== Dataset content ==
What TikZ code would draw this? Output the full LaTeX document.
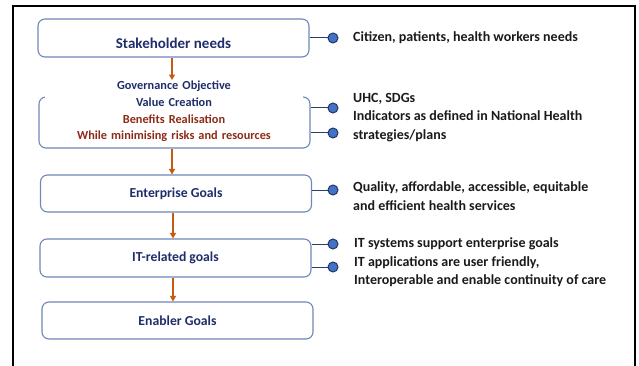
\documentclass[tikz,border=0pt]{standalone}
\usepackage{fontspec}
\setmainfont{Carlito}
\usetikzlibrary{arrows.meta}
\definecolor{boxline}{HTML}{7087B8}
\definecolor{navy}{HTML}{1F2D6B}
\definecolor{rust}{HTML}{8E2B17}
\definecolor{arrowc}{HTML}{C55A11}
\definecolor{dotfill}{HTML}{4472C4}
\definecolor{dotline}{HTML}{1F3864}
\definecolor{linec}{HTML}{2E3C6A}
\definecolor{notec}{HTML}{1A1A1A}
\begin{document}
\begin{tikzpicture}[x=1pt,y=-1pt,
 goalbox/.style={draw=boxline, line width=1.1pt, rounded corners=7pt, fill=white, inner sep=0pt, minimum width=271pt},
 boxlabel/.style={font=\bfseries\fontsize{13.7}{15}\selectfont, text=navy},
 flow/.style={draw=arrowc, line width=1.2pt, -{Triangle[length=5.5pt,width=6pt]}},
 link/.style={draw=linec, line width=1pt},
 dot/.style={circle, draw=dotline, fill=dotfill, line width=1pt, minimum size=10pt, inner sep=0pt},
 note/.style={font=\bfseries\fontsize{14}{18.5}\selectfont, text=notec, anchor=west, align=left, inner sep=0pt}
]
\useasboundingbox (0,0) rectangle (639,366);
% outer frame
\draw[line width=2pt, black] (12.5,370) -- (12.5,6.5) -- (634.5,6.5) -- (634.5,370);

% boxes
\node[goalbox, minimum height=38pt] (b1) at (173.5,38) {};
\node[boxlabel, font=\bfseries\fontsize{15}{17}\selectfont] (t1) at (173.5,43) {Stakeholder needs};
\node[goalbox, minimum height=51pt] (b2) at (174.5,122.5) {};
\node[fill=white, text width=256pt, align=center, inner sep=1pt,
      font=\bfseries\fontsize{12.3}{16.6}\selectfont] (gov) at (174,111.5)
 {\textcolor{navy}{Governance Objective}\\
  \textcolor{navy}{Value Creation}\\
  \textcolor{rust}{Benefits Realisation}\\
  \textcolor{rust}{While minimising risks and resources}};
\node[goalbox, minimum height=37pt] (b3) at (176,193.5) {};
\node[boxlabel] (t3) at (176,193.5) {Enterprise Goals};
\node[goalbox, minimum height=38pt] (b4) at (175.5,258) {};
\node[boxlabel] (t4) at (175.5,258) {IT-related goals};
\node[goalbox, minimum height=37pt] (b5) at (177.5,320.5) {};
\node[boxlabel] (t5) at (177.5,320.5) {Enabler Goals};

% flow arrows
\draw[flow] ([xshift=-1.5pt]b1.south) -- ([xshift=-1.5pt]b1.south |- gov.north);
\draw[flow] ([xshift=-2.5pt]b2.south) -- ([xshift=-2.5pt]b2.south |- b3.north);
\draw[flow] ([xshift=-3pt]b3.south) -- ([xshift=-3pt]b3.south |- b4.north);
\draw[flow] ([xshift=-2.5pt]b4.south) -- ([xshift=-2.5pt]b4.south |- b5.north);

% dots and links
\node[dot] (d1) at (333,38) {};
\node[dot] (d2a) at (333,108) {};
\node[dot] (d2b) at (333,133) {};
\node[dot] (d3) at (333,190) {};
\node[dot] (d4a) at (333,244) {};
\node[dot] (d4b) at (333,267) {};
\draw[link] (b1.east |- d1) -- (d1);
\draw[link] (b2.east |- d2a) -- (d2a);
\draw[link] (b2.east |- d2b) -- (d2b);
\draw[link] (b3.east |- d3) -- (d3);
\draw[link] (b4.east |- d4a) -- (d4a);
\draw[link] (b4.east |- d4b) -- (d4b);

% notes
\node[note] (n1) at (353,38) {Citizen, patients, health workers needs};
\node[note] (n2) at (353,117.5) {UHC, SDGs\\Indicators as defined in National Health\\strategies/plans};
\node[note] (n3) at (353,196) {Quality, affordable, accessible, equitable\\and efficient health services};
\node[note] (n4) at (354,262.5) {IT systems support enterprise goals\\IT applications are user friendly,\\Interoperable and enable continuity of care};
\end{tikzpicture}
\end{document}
===
■ Stated task
Every line should be retyped exactly, with the pictures omitted.

■ Complete answer
What TikZ code would draw this? Output the full LaTeX document.
\documentclass[tikz,border=0pt]{standalone}
\usepackage{fontspec}
\setmainfont{Carlito}
\usetikzlibrary{arrows.meta}
\definecolor{boxline}{HTML}{7087B8}
\definecolor{navy}{HTML}{1F2D6B}
\definecolor{rust}{HTML}{8E2B17}
\definecolor{arrowc}{HTML}{C55A11}
\definecolor{dotfill}{HTML}{4472C4}
\definecolor{dotline}{HTML}{1F3864}
\definecolor{linec}{HTML}{2E3C6A}
\definecolor{notec}{HTML}{1A1A1A}
\begin{document}
\begin{tikzpicture}[x=1pt,y=-1pt,
 goalbox/.style={draw=boxline, line width=1.1pt, rounded corners=7pt, fill=white, inner sep=0pt, minimum width=271pt},
 boxlabel/.style={font=\bfseries\fontsize{13.7}{15}\selectfont, text=navy},
 flow/.style={draw=arrowc, line width=1.2pt, -{Triangle[length=5.5pt,width=6pt]}},
 link/.style={draw=linec, line width=1pt},
 dot/.style={circle, draw=dotline, fill=dotfill, line width=1pt, minimum size=10pt, inner sep=0pt},
 note/.style={font=\bfseries\fontsize{14}{18.5}\selectfont, text=notec, anchor=west, align=left, inner sep=0pt}
]
\useasboundingbox (0,0) rectangle (639,366);
% outer frame
\draw[line width=2pt, black] (12.5,370) -- (12.5,6.5) -- (634.5,6.5) -- (634.5,370);

% boxes
\node[goalbox, minimum height=38pt] (b1) at (173.5,38) {};
\node[boxlabel, font=\bfseries\fontsize{15}{17}\selectfont] (t1) at (173.5,43) {Stakeholder needs};
\node[goalbox, minimum height=51pt] (b2) at (174.5,122.5) {};
\node[fill=white, text width=256pt, align=center, inner sep=1pt,
      font=\bfseries\fontsize{12.3}{16.6}\selectfont] (gov) at (174,111.5)
 {\textcolor{navy}{Governance Objective}\\
  \textcolor{navy}{Value Creation}\\
  \textcolor{rust}{Benefits Realisation}\\
  \textcolor{rust}{While minimising risks and resources}};
\node[goalbox, minimum height=37pt] (b3) at (176,193.5) {};
\node[boxlabel] (t3) at (176,193.5) {Enterprise Goals};
\node[goalbox, minimum height=38pt] (b4) at (175.5,258) {};
\node[boxlabel] (t4) at (175.5,258) {IT-related goals};
\node[goalbox, minimum height=37pt] (b5) at (177.5,320.5) {};
\node[boxlabel] (t5) at (177.5,320.5) {Enabler Goals};

% flow arrows
\draw[flow] ([xshift=-1.5pt]b1.south) -- ([xshift=-1.5pt]b1.south |- gov.north);
\draw[flow] ([xshift=-2.5pt]b2.south) -- ([xshift=-2.5pt]b2.south |- b3.north);
\draw[flow] ([xshift=-3pt]b3.south) -- ([xshift=-3pt]b3.south |- b4.north);
\draw[flow] ([xshift=-2.5pt]b4.south) -- ([xshift=-2.5pt]b4.south |- b5.north);

% dots and links
\node[dot] (d1) at (333,38) {};
\node[dot] (d2a) at (333,108) {};
\node[dot] (d2b) at (333,133) {};
\node[dot] (d3) at (333,190) {};
\node[dot] (d4a) at (333,244) {};
\node[dot] (d4b) at (333,267) {};
\draw[link] (b1.east |- d1) -- (d1);
\draw[link] (b2.east |- d2a) -- (d2a);
\draw[link] (b2.east |- d2b) -- (d2b);
\draw[link] (b3.east |- d3) -- (d3);
\draw[link] (b4.east |- d4a) -- (d4a);
\draw[link] (b4.east |- d4b) -- (d4b);

% notes
\node[note] (n1) at (353,38) {Citizen, patients, health workers needs};
\node[note] (n2) at (353,117.5) {UHC, SDGs\\Indicators as defined in National Health\\strategies/plans};
\node[note] (n3) at (353,196) {Quality, affordable, accessible, equitable\\and efficient health services};
\node[note] (n4) at (354,262.5) {IT systems support enterprise goals\\IT applications are user friendly,\\Interoperable and enable continuity of care};
\end{tikzpicture}
\end{document}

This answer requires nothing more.